Keberanian Tanpa Dipikir Matang dalam Kasus Arteria Dahlan

Keberanian tanpa dipikir akibatnya membuat banyak tokoh publik sering terkena batunya. Seperti Arteria Dahlan yang menegur keras kepala kejaksaan tinggi (kajati) yang memakai bahasa Sunda dalam rapat.Akhirnya Arteria Dahlan mendapat serangan cukup keras dari masyarakat yang tidak terima Arteria semacam membahas tentang pemakaian bahasa Sunda di forum umum.

Fenomena rem blong oleh banyak tokoh negeri ini merupakan sinyal bahwa karakter publik figur sedang "tidak baik-baik saja." Dulu yang terkenal dari Indonesia adalah ramah tamah, orangnya sopan santun, tapi sekarang politikus, pegiat medsos, pemuka agama tampak garang dan emosional. Bila menyangkut politik dan carut marutnya menjadi benar-benar mengerikan.

Politisi seperti tidak mempunyai cara bagaimana mengkritik dan membuat opini yang berbeda tetapi masih berbalut sopan santun. Sementara banyak pemuka agama yang terlalu berkutat pada kesombongan, merasa diri dan agamanya yang terbaik sehingga ada kecenderungan tidak menghormati keyakinan agama lain.

Bayangkan di negara yang dulunya tampak rukun berkat tradisi yang dipelihara dalam meskipun beda agama, tetap melestarikan budaya nenek moyang, sekarang banyak orang yang begitu mabuk agama, menendang sesaji, menendang pula tradisi yang menyatukan alam semesta dan manusia dalam satu microkosmos dan makrokosmos.

Banyak orang terjebak dalam pemahaman agama sempit yang terlalu kaku dalam menjalankan perintah agamanya. Padahal dalam masyarakat umum yang berbeda suku, berbeda agama atau keyakinan, berbeda tradisi harus mau menghormati kebiasaan dan kebudayaan  manusia lain.
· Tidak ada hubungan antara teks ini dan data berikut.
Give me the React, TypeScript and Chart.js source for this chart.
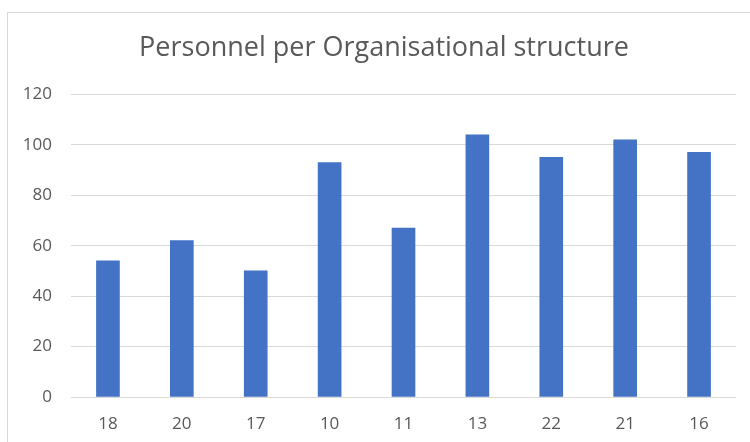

Banyak pemuka agama yang terlalu keras, atau malah terlalu bising dengan serangan-serangan masalah keyakinan, masalah perbedaan yang sengaja dibesar-besarkan. Ada upaya untuk menyatukan perbedaan dan memberangus keberagaman dengan dalil-dalil asing yang tidak sesuai dengan latar belakang masyarakat yang multietnis dan suku.

Fenomena rem blong yang membuat banyak orang pengin pansos, pengin dikenal tetapi dengan cara-cara tidak elok. Masyarakat sepantasnya tidak gampang gumunan, mudah percaya pada berita di media, harus di kroscek dulu, sebelum membuat status dan menanggapi. Di media sosial kecenderungan asal beda pembelahan dengan sebutan kampret cebong, membuat masyarakat selalu terprovokasi untuk saling tidak percaya. Ada cebong ada kampret yang menjadi kambing hitam.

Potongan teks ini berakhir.